▸ **Exercise task**:
Tell how many lines have the string "that" in them, and write nothing besides the number.

▸ **Dataset extract**:
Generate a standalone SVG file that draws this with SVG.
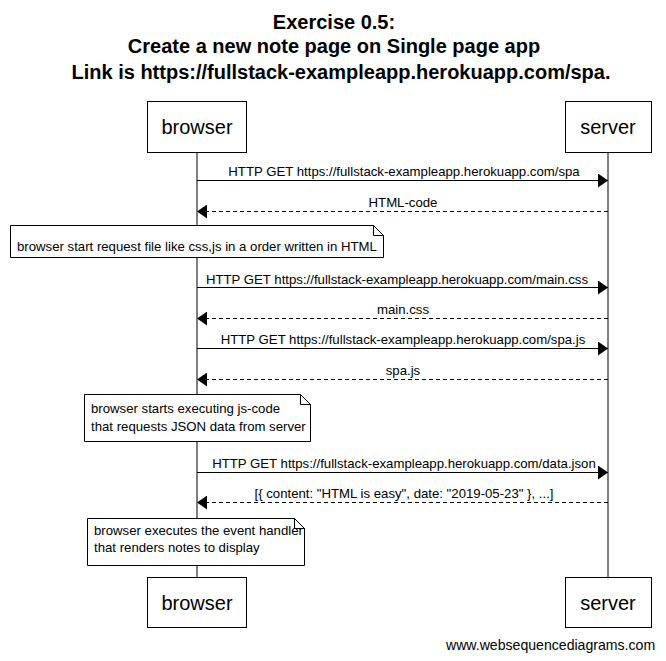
<svg xmlns="http://www.w3.org/2000/svg" width="666" height="661" viewBox="0 0 666 661">
<defs>
<style>
text{font-family:"Liberation Sans",Arial,sans-serif;fill:#000}
.title{font-size:20px;font-weight:bold;text-anchor:middle}
.actor{font-size:20px;text-anchor:middle}
.lbl{font-size:13.2px;text-anchor:middle}
.note{font-size:13.2px}
.box{fill:#fff;stroke:#000;stroke-width:1}
.life{stroke:#000;stroke-width:1}
.msg{stroke:#000;stroke-width:1;fill:none}
.ret{stroke:#000;stroke-width:1;fill:none;stroke-dasharray:4,3}
.fold{fill:none;stroke:#000;stroke-width:1}
</style>
<marker id="ah" markerWidth="10" markerHeight="14" refX="10" refY="7" orient="auto" markerUnits="userSpaceOnUse">
<path d="M0,0 L10,7 L0,14 Z" fill="#000"/>
</marker>
</defs>
<rect width="666" height="661" fill="#fff"/>
<g id="title">
<text class="title" x="334" y="29">Exercise 0.5:</text>
<text class="title" x="334" y="53">Create a new note page on Single page app</text>
<text class="title" x="341" y="79">Link is https://fullstack-exampleapp.herokuapp.com/spa.</text>
</g>
<g id="lifelines">
<line class="life" x1="197" y1="152" x2="197" y2="577"/>
<line class="life" x1="608" y1="152" x2="608" y2="577"/>
</g>
<g id="browser">
<rect class="box" x="147.5" y="101.5" width="99" height="51"/>
<text class="actor" x="197" y="134">browser</text>
<rect class="box" x="147.5" y="577.5" width="99" height="50"/>
<text class="actor" x="197" y="610">browser</text>
</g>
<g id="server">
<rect class="box" x="565.5" y="101.5" width="86" height="51"/>
<text class="actor" x="608" y="134">server</text>
<rect class="box" x="565.5" y="577.5" width="86" height="50"/>
<text class="actor" x="608" y="610">server</text>
</g>
<g id="connectors">
<line class="msg" x1="197" y1="180.5" x2="608" y2="180.5" marker-end="url(#ah)"/>
<text class="lbl" x="404" y="176">HTTP GET https://fullstack-exampleapp.herokuapp.com/spa</text>
<line class="ret" x1="608" y1="211.5" x2="197" y2="211.5" marker-end="url(#ah)"/>
<text class="lbl" x="403" y="207">HTML-code</text>
<line class="msg" x1="197" y1="287.5" x2="608" y2="287.5" marker-end="url(#ah)"/>
<text class="lbl" x="397" y="284">HTTP GET https://fullstack-exampleapp.herokuapp.com/main.css</text>
<line class="ret" x1="608" y1="318.5" x2="197" y2="318.5" marker-end="url(#ah)"/>
<text class="lbl" x="403" y="314">main.css</text>
<line class="msg" x1="197" y1="348.5" x2="608" y2="348.5" marker-end="url(#ah)"/>
<text class="lbl" x="403" y="344">HTTP GET https://fullstack-exampleapp.herokuapp.com/spa.js</text>
<line class="ret" x1="608" y1="379.5" x2="197" y2="379.5" marker-end="url(#ah)"/>
<text class="lbl" x="403" y="375">spa.js</text>
<line class="msg" x1="197" y1="472.5" x2="608" y2="472.5" marker-end="url(#ah)"/>
<text class="lbl" x="404" y="468">HTTP GET https://fullstack-exampleapp.herokuapp.com/data.json</text>
<line class="ret" x1="608" y1="502.5" x2="197" y2="502.5" marker-end="url(#ah)"/>
<text class="lbl" x="404" y="498">[{ content: "HTML is easy", date: "2019-05-23" }, ...]</text>
</g>
<g id="note1">
<path class="box" d="M10.5,225.5 H373.5 L383.5,235.5 V257.5 H10.5 Z"/>
<path class="fold" d="M373.5,225.5 V235.5 H383.5"/>
<text class="note" x="17" y="251">browser start request file like css,js in a order written in HTML</text>
</g>
<g id="note2">
<path class="box" d="M84.5,394.5 H300.5 L310.5,404.5 V441.5 H84.5 Z"/>
<path class="fold" d="M300.5,394.5 V404.5 H310.5"/>
<text class="note" x="91" y="413">browser starts executing js-code</text>
<text class="note" x="91" y="431">that requests JSON data from server</text>
</g>
<g id="note3">
<path class="box" d="M87.5,518.5 H294.5 L304.5,528.5 V565.5 H87.5 Z"/>
<path class="fold" d="M294.5,518.5 V528.5 H304.5"/>
<text class="note" x="94" y="535">browser executes the event handler</text>
<text class="note" x="94" y="552">that renders notes to display</text>
</g>
<text id="footer" x="446" y="650" style="font-size:14.1px">www.websequencediagrams.com</text>
</svg>
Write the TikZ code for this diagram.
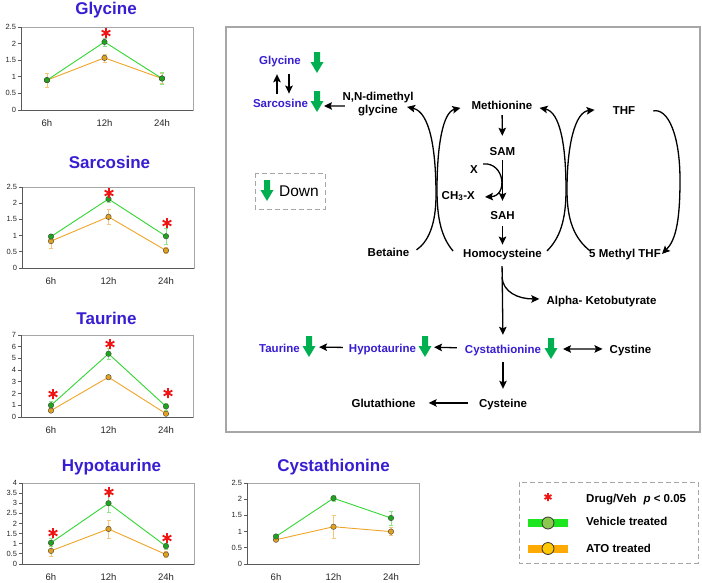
\documentclass[tikz,border=0pt]{standalone}
\usepackage{fontspec}
\setmainfont{Liberation Sans}
\usetikzlibrary{arrows.meta}
\definecolor{tblue}{RGB}{55,30,210}
\definecolor{dgreen}{RGB}{0,176,80}
\definecolor{lgreen}{RGB}{50,215,50}
\definecolor{mgreen}{RGB}{30,165,30}
\definecolor{lorange}{RGB}{240,165,40}
\definecolor{morange}{RGB}{225,160,30}
\definecolor{egreen}{RGB}{140,230,140}
\definecolor{eorange}{RGB}{245,200,120}
\definecolor{starred}{RGB}{240,20,20}
\definecolor{barg}{RGB}{30,230,30}
\definecolor{circg}{RGB}{140,200,80}
\definecolor{baro}{RGB}{255,170,0}
\definecolor{circo}{RGB}{255,200,0}
\tikzset{
  pw/.style={font=\fontsize{11.5}{13}\selectfont\bfseries, text height=8.2pt, text depth=0pt, inner xsep=2pt, inner ysep=3pt, anchor=base},
  pwb/.style={pw, text=tblue},
  tipk/.tip={Stealth[length=8pt,width=7.5pt,inset=1.5pt]},
  arr/.style={line width=1.3pt, -tipk},
  dbl/.style={line width=1.3pt, tipk-tipk},
  ttl/.style={font=\fontsize{17}{20}\selectfont\bfseries, text=tblue, anchor=base, inner sep=0pt},
  ticklab/.style={font=\fontsize{7.5}{8}\selectfont, text=black!85, inner sep=1.5pt, anchor=east},
  xlab/.style={font=\fontsize{9.5}{10}\selectfont, text=black!85, anchor=base, inner sep=0pt, yshift=-16pt},
  framegray/.style={draw=gray!70, line width=0.8pt},
  axisdark/.style={draw=black!65, line width=1pt},
  gline/.style={draw=lgreen, line width=0.9pt},
  oline/.style={draw=lorange, line width=0.9pt},
  gdot/.style={circle, fill=mgreen, draw=black!75, line width=0.4pt, inner sep=0pt, minimum size=5.5pt},
  odot/.style={circle, fill=morange, draw=black!75, line width=0.4pt, inner sep=0pt, minimum size=5.5pt},
  dashbox/.style={draw=gray!70, line width=1pt, dash pattern=on 5pt off 3pt},
  lgtext/.style={font=\fontsize{11.5}{13}\selectfont\bfseries, anchor=base west, inner sep=0pt},
}
\newcommand\chartbegin[6]{%
  \begin{scope}[shift={(#1,#3)}]
  \pgfmathsetmacro\hh{(#3-#2)/#4}
  \begin{scope}[y={(0pt,\hh pt)}]
  \draw[framegray] (0,0) rectangle (172,#4);
  \draw[axisdark] (0,#4) -- (0,0) -- (172,0);
  \foreach \t in {#5} {\draw[axisdark] (0,\t) -- (-3,\t) node[ticklab] {\t};}
  \pgfmathsetmacro\xa{#6}\pgfmathsetmacro\xb{#6+57.5}\pgfmathsetmacro\xc{#6+115}
  \node[xlab] at (\xa,0) {6h};
  \node[xlab] at (\xb,0) {12h};
  \node[xlab] at (\xc,0) {24h};
}
\newcommand\chartend{\end{scope}\end{scope}}
\newcommand\ebar[4]{\draw[draw=#4, line width=0.6pt] (#1,{#2-#3}) -- (#1,{#2+#3}) ({#1-2},{#2-#3}) -- ({#1+2},{#2-#3}) ({#1-2},{#2+#3}) -- ({#1+2},{#2+#3});}
\newcommand\series[4]{\draw[#1line] (\xa,#2) -- (\xb,#3) -- (\xc,#4);
  \node[#1dot] at (\xa,#2) {};\node[#1dot] at (\xb,#3) {};\node[#1dot] at (\xc,#4) {};}
\newcommand\redstar[3]{\draw[starred, line width=1.8pt] (#1,#2) +(90:#3) -- +(270:#3) (#1,#2) +(30:#3) -- +(210:#3) (#1,#2) +(150:#3) -- +(330:#3);}
\newcommand\gdown[2]{\fill[dgreen] (#1,#2) ++(-3,0) -- ++(6,0) -- ++(0,10) -- ++(3.5,0) -- ++(-6.5,11) -- ++(-6.5,-11) -- ++(3.5,0) -- cycle;}
\begin{document}
\begin{tikzpicture}[x=1pt,y=-1pt]
\useasboundingbox (0,0) rectangle (702,582);
\fill[white] (0,0) rectangle (702,582);

% ---------- charts ----------
\node[ttl] at (106,14) {Glycine};
\chartbegin{21}{27}{110}{2.5}{0,0.5,1,1.5,2,2.5}{26}
\ebar{\xa}{0.9}{0.22}{eorange}\ebar{\xb}{1.57}{0.12}{eorange}\ebar{\xc}{0.95}{0.15}{eorange}
\ebar{\xa}{0.9}{0.05}{egreen}\ebar{\xb}{2.05}{0.12}{egreen}\ebar{\xc}{0.95}{0.18}{egreen}
\series{o}{0.9}{1.57}{0.95}
\series{g}{0.9}{2.05}{0.95}
\chartend
\redstar{106}{33}{5}

\node[ttl] at (109.5,168) {Sarcosine};
\chartbegin{22}{187}{268}{2.5}{0,0.5,1,1.5,2,2.5}{29}
\ebar{\xa}{0.83}{0.22}{eorange}\ebar{\xb}{1.58}{0.23}{eorange}\ebar{\xc}{0.54}{0.1}{eorange}
\ebar{\xa}{0.97}{0.08}{egreen}\ebar{\xb}{2.13}{0.1}{egreen}\ebar{\xc}{0.98}{0.25}{egreen}
\series{o}{0.83}{1.58}{0.54}
\series{g}{0.97}{2.13}{0.98}
\chartend
\redstar{109}{193}{5}
\redstar{167}{223}{5}

\node[ttl] at (106.5,324) {Taurine};
\chartbegin{21}{335}{417}{7}{0,1,2,3,4,5,6,7}{30}
\ebar{\xa}{0.55}{0.1}{eorange}\ebar{\xb}{3.4}{0.1}{eorange}\ebar{\xc}{0.28}{0.1}{eorange}
\ebar{\xa}{1.0}{0.3}{egreen}\ebar{\xb}{5.4}{0.5}{egreen}\ebar{\xc}{0.9}{0.3}{egreen}
\series{o}{0.55}{3.4}{0.28}
\series{g}{1.0}{5.4}{0.9}
\chartend
\redstar{53}{394}{5}
\redstar{110}{344}{5}
\redstar{168}{393}{5}

\node[ttl] at (111.5,471) {Hypotaurine};
\chartbegin{22}{483}{564}{4}{0,0.5,1,1.5,2,2.5,3,3.5,4}{29}
\ebar{\xa}{0.65}{0.25}{eorange}\ebar{\xb}{1.73}{0.45}{eorange}\ebar{\xc}{0.47}{0.15}{eorange}
\ebar{\xa}{1.05}{0.2}{egreen}\ebar{\xb}{3.0}{0.45}{egreen}\ebar{\xc}{0.88}{0.15}{egreen}
\series{o}{0.65}{1.73}{0.47}
\series{g}{1.05}{3.0}{0.88}
\chartend
\redstar{53}{533}{5}
\redstar{109}{492}{5}
\redstar{167}{538}{5}

\node[ttl] at (333.5,471) {Cystathionine};
\chartbegin{247}{483}{564}{2.5}{0,0.5,1,1.5,2,2.5}{29}
\ebar{\xa}{0.75}{0.05}{eorange}\ebar{\xb}{1.15}{0.35}{eorange}\ebar{\xc}{1.0}{0.12}{eorange}
\ebar{\xa}{0.85}{0.05}{egreen}\ebar{\xb}{2.03}{0.1}{egreen}\ebar{\xc}{1.42}{0.22}{egreen}
\series{o}{0.75}{1.15}{1.0}
\series{g}{0.85}{2.03}{1.42}
\chartend

% ---------- legend ----------
\draw[dashbox] (519,482) rectangle (698,563);
\redstar{548}{497}{4}
\node[lgtext] (lg1) at (586,502) {Drug/Veh\hspace{0.6em}\textit{p} < 0.05};
\fill[barg] (528,519) rectangle (568,527);
\draw[fill=circg, draw=black!80, line width=0.8pt] (548,523) circle[radius=6pt];
\node[lgtext] (lg2) at (586,525) {Vehicle treated};
\fill[baro] (528,544.5) rectangle (568,552.5);
\draw[fill=circo, draw=black!80, line width=0.8pt] (548,548.5) circle[radius=6pt];
\node[lgtext] (lg3) at (586,552) {ATO treated};

% ---------- pathway box ----------
\draw[gray!70, line width=1.2pt] (226,27) rectangle (700,432);
\draw[dashbox] (255,173) rectangle (325,209);
\gdown{267}{180}
\node[font=\fontsize{15.5}{17}\selectfont, anchor=base, inner sep=0pt] (down) at (299,196) {Down};

\node[pwb] (gly) at (280,64) {Glycine};
\node[pwb] (sar) at (280.5,107) {Sarcosine};
\node[pw] (nn1) at (378,100) {N,N-dimethyl};
\node[pw] (nn2) at (378,113) {glycine};
\node[pw] (met) at (502,109) {Methionine};
\node[pw] (sam) at (502.5,155) {SAM};
\node[pw] (xn) at (474,173) {X};
\node[pw, anchor=base east] (ch3) at (477,199) {CH\textsubscript{3}-X};
\node[pw] (sah) at (502.5,219) {SAH};
\node[pw] (hcy) at (502.5,257) {Homocysteine};
\node[pw] (bet) at (388.5,256) {Betaine};
\node[pw] (thf) at (624,114) {THF};
\node[pw] (mthf) at (625,257) {5 Methyl THF};
\node[pw] (alpha) at (601.5,304) {Alpha- Ketobutyrate};
\node[pwb] (tau) at (279.5,352) {Taurine};
\node[pwb] (hypo) at (382.5,352) {Hypotaurine};
\node[pwb] (cyst) at (503,353) {Cystathionine};
\node[pw] (cystine) at (630.5,353) {Cystine};
\node[pw] (glut) at (383.5,407) {Glutathione};
\node[pw] (cys) at (503,407) {Cysteine};

\gdown{317}{52}
\gdown{317}{91}
\gdown{309}{336}
\gdown{425}{336}
\gdown{551}{338}
\coordinate (gSar) at (317,106);
\coordinate (gTau) at (309,347);
\coordinate (gHypo) at (425,347);
\coordinate (gCyst) at (551,349);

% glycine <-> sarcosine
\draw[arr, shorten <=2pt, shorten >=7pt] ([shift={(-3.5,0)}]sar.north) -- ([shift={(-3,0)}]gly.south);
\draw[arr, shorten <=7pt, shorten >=2pt] ([shift={(9,0)}]gly.south) -- ([shift={(8.5,0)}]sar.north);
\draw[arr, shorten <=11pt, shorten >=7pt] ([shift={(0,-3)}]nn2.west) -- (gSar);

% main vertical chain
\draw[arr, shorten <=3pt, shorten >=7.8pt] (met) -- (sam);
\draw[arr, shorten <=2pt, shorten >=6.8pt] (sam) -- (sah);
\draw[arr, shorten <=4pt, shorten >=1pt] (sah) -- (hcy);
\draw[arr, shorten <=6pt, shorten >=6.8pt] ([shift={(-0.5,0)}]hcy.south) -- (cyst.north);
\draw[arr, shorten <=6pt, shorten >=6.8pt] (cyst) -- (cys);

% X -> CH3-X
\draw[arr] ([shift={(3,-5)}]xn.east) .. controls (505,162) and (508,196) .. ([shift={(8,2)}]ch3.east);

% side branch
\draw[arr] ([shift={(-0.5,17)}]hcy.south) .. controls (503,292) and (518,299) .. ([shift={(-5,-1)}]alpha.west);

% cycles
\draw[arr] ([shift={(5,-2)}]bet.east) .. controls (428,242) and (436,225) .. (436,195) .. controls (436,150) and (430,112) .. ([shift={(7,-2)}]nn2.east);
\draw[arr] ([shift={(-8,-2)}]hcy.west) .. controls (442,238) and (437,220) .. (437,190) .. controls (437,145) and (443,112) .. ([shift={(-9,3)}]met.west);
\draw[arr] ([shift={(3,-2)}]hcy.east) .. controls (560,238) and (566,220) .. (566,190) .. controls (566,145) and (560,112) .. ([shift={(5,3)}]met.east);
\draw[arr] ([shift={(3,-2)}]mthf.west) .. controls (574,238) and (567,220) .. (567,190) .. controls (567,145) and (575,112) .. ([shift={(-16,0)}]thf.west);
\draw[arr] ([shift={(16,1)}]thf.east) .. controls (668,108) and (680,135) .. (680,180) .. controls (680,220) and (676,240) .. ([shift={(-1,1)}]mthf.east);

% lower horizontal
\draw[arr, shorten <=6pt, shorten >=9pt] (cyst) -- (gHypo);
\draw[arr, shorten <=4pt, shorten >=10pt] (hypo) -- (gTau);
\draw[dbl, shorten <=12pt, shorten >=5pt] (gCyst) -- (cystine);
\draw[arr, shorten <=9pt, shorten >=11pt] (cys) -- (glut);
\end{tikzpicture}
\end{document}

▸ **Exercise answer**:
3